#### Problem requirements:
Write out each line of the listing as it stands, without the images.

#### Dataset extract:
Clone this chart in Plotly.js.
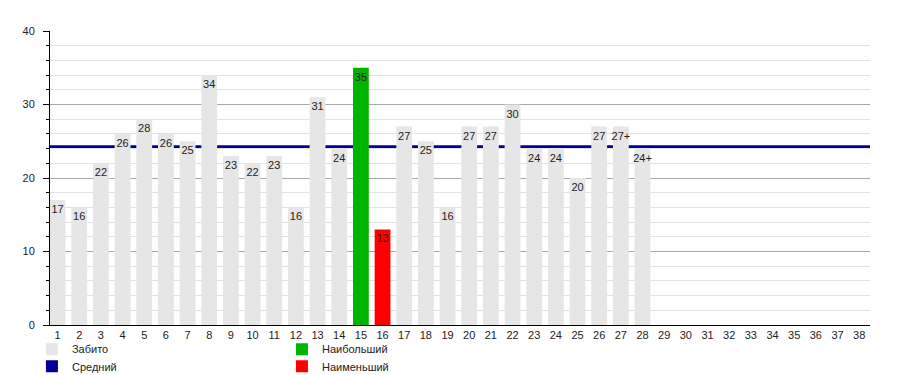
<!DOCTYPE html>
<html>
<head>
<meta charset="utf-8">
<script src="https://cdn.plot.ly/plotly-3.0.1.min.js"></script>
<style>html,body{margin:0;padding:0;background:#fff;}#chart{width:900px;height:375px;}</style>
</head>
<body>
<div id="chart"></div>
<script>
// categories (x axis)
const days = [1,2,3,4,5,6,7,8,9,10,11,12,13,14,15,16,17,18,19,20,21,22,23,24,25,26,27,28,29,30,31,32,33,34,35,36,37,38];
// goals per day (days 1..28)
const goals = [17,16,22,26,28,26,25,34,23,22,23,16,31,24,35,13,27,25,16,27,27,30,24,24,20,27,27,24];
// bar labels
const goalLabels = ["17","16","22","26","28","26","25","34","23","22","23","16","31","24","35","13","27","25","16","27","27","30","24","24","20","27","27+","24+"];
const seriesNames = ["Забито","Наибольший","Средний","Наименьший"];

const FONT = "Liberation Sans, Arial, sans-serif";
const TXT = "#222";
const colGray = "#e6e6e6", colGreen = "#00b400", colNavy = "#000099", colRed = "#ff0000";

const xs = goals.map((v,i)=>days[i]);
const maxV = Math.max(...goals), minV = Math.min(...goals);
const iMax = goals.indexOf(maxV), iMin = goals.indexOf(minV);
const avg = goals.reduce((a,b)=>a+b,0)/goals.length;

const grayY = goals.map((v,i)=> (i===iMax||i===iMin) ? null : v);
const grayT = goalLabels.map((t,i)=> (i===iMax||i===iMin) ? "" : t);
const maxY = goals.map((v,i)=> i===iMax ? v : null);
const maxT = goalLabels.map((t,i)=> i===iMax ? t : "");
const minY = goals.map((v,i)=> i===iMin ? v : null);
const minT = goalLabels.map((t,i)=> i===iMin ? t : "");

const barCommon = {
  type: "bar", x: xs, width: 0.73,
  textposition: "inside", insidetextanchor: "end", textangle: 0, constraintext: "none",
  textfont: {family: FONT, size: 11, color: TXT},
  hoverinfo: "skip", cliponaxis: false
};

const traces = [
  Object.assign({}, barCommon, {name: seriesNames[0], y: grayY, text: grayT, marker: {color: colGray}, legend: "legend"}),
  Object.assign({}, barCommon, {name: seriesNames[1], y: maxY, text: maxT, marker: {color: colGreen}, legend: "legend"}),
  {type: "bar", name: seriesNames[2], x: [null], y: [null], marker: {color: colNavy}, legend: "legend2", hoverinfo: "skip"},
  Object.assign({}, barCommon, {name: seriesNames[3], y: minY, text: minT, marker: {color: colRed}, legend: "legend2"})
];

const legendCommon = {
  orientation: "h", xanchor: "left", yanchor: "top", x: -0.022,
  entrywidth: 205, entrywidthmode: "pixels",
  font: {family: FONT, size: 11, color: TXT}, bgcolor: "rgba(0,0,0,0)",
  itemclick: false, itemdoubleclick: false
};

const layout = {
  width: 900, height: 375,
  margin: {l: 50, r: 30, t: 31, b: 50, autoexpand: false},
  paper_bgcolor: "#fff", plot_bgcolor: "#fff",
  barmode: "overlay",
  font: {family: FONT, size: 11, color: TXT},
  showlegend: true,
  legend: Object.assign({}, legendCommon, {y: -0.033}),
  legend2: Object.assign({}, legendCommon, {y: -0.091}),
  xaxis: {
    range: [0.65, 38.5], tickmode: "array", tickvals: days, ticktext: days.map(String),
    showgrid: false, zeroline: false, showline: true, linecolor: "#000", linewidth: 1,
    ticks: "", tickfont: {family: FONT, size: 11, color: TXT}, fixedrange: true
  },
  yaxis: {
    range: [0, 40], dtick: 10, tick0: 0,
    showgrid: true, gridcolor: "#a8a8a8", gridwidth: 1,
    zeroline: false, showline: true, linecolor: "#000", linewidth: 1,
    ticks: "outside", ticklen: 6, tickcolor: "#000", ticklabelstandoff: 6,
    tickfont: {family: FONT, size: 11, color: TXT},
    minor: {dtick: 2, showgrid: true, gridcolor: "#e2e2e2", gridwidth: 1, ticks: "outside", ticklen: 3, tickcolor: "#000"},
    fixedrange: true
  },
  shapes: [{
    type: "line", layer: "between", xref: "paper", x0: 0, x1: 1, yref: "y", y0: avg, y1: avg,
    line: {color: colNavy, width: 3}
  }]
};

Plotly.newPlot("chart", traces, layout, {staticPlot: true, displayModeBar: false});
</script>
</body>
</html>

#### Result for this task:
Clone this chart in Plotly.js.
<!DOCTYPE html>
<html>
<head>
<meta charset="utf-8">
<script src="https://cdn.plot.ly/plotly-3.0.1.min.js"></script>
<style>html,body{margin:0;padding:0;background:#fff;}#chart{width:900px;height:375px;}</style>
</head>
<body>
<div id="chart"></div>
<script>
// categories (x axis)
const days = [1,2,3,4,5,6,7,8,9,10,11,12,13,14,15,16,17,18,19,20,21,22,23,24,25,26,27,28,29,30,31,32,33,34,35,36,37,38];
// goals per day (days 1..28)
const goals = [17,16,22,26,28,26,25,34,23,22,23,16,31,24,35,13,27,25,16,27,27,30,24,24,20,27,27,24];
// bar labels
const goalLabels = ["17","16","22","26","28","26","25","34","23","22","23","16","31","24","35","13","27","25","16","27","27","30","24","24","20","27","27+","24+"];
const seriesNames = ["Забито","Наибольший","Средний","Наименьший"];

const FONT = "Liberation Sans, Arial, sans-serif";
const TXT = "#222";
const colGray = "#e6e6e6", colGreen = "#00b400", colNavy = "#000099", colRed = "#ff0000";

const xs = goals.map((v,i)=>days[i]);
const maxV = Math.max(...goals), minV = Math.min(...goals);
const iMax = goals.indexOf(maxV), iMin = goals.indexOf(minV);
const avg = goals.reduce((a,b)=>a+b,0)/goals.length;

const grayY = goals.map((v,i)=> (i===iMax||i===iMin) ? null : v);
const grayT = goalLabels.map((t,i)=> (i===iMax||i===iMin) ? "" : t);
const maxY = goals.map((v,i)=> i===iMax ? v : null);
const maxT = goalLabels.map((t,i)=> i===iMax ? t : "");
const minY = goals.map((v,i)=> i===iMin ? v : null);
const minT = goalLabels.map((t,i)=> i===iMin ? t : "");

const barCommon = {
  type: "bar", x: xs, width: 0.73,
  textposition: "inside", insidetextanchor: "end", textangle: 0, constraintext: "none",
  textfont: {family: FONT, size: 11, color: TXT},
  hoverinfo: "skip", cliponaxis: false
};

const traces = [
  Object.assign({}, barCommon, {name: seriesNames[0], y: grayY, text: grayT, marker: {color: colGray}, legend: "legend"}),
  Object.assign({}, barCommon, {name: seriesNames[1], y: maxY, text: maxT, marker: {color: colGreen}, legend: "legend"}),
  {type: "bar", name: seriesNames[2], x: [null], y: [null], marker: {color: colNavy}, legend: "legend2", hoverinfo: "skip"},
  Object.assign({}, barCommon, {name: seriesNames[3], y: minY, text: minT, marker: {color: colRed}, legend: "legend2"})
];

const legendCommon = {
  orientation: "h", xanchor: "left", yanchor: "top", x: -0.022,
  entrywidth: 205, entrywidthmode: "pixels",
  font: {family: FONT, size: 11, color: TXT}, bgcolor: "rgba(0,0,0,0)",
  itemclick: false, itemdoubleclick: false
};

const layout = {
  width: 900, height: 375,
  margin: {l: 50, r: 30, t: 31, b: 50, autoexpand: false},
  paper_bgcolor: "#fff", plot_bgcolor: "#fff",
  barmode: "overlay",
  font: {family: FONT, size: 11, color: TXT},
  showlegend: true,
  legend: Object.assign({}, legendCommon, {y: -0.033}),
  legend2: Object.assign({}, legendCommon, {y: -0.091}),
  xaxis: {
    range: [0.65, 38.5], tickmode: "array", tickvals: days, ticktext: days.map(String),
    showgrid: false, zeroline: false, showline: true, linecolor: "#000", linewidth: 1,
    ticks: "", tickfont: {family: FONT, size: 11, color: TXT}, fixedrange: true
  },
  yaxis: {
    range: [0, 40], dtick: 10, tick0: 0,
    showgrid: true, gridcolor: "#a8a8a8", gridwidth: 1,
    zeroline: false, showline: true, linecolor: "#000", linewidth: 1,
    ticks: "outside", ticklen: 6, tickcolor: "#000", ticklabelstandoff: 6,
    tickfont: {family: FONT, size: 11, color: TXT},
    minor: {dtick: 2, showgrid: true, gridcolor: "#e2e2e2", gridwidth: 1, ticks: "outside", ticklen: 3, tickcolor: "#000"},
    fixedrange: true
  },
  shapes: [{
    type: "line", layer: "between", xref: "paper", x0: 0, x1: 1, yref: "y", y0: avg, y1: avg,
    line: {color: colNavy, width: 3}
  }]
};

Plotly.newPlot("chart", traces, layout, {staticPlot: true, displayModeBar: false});
</script>
</body>
</html>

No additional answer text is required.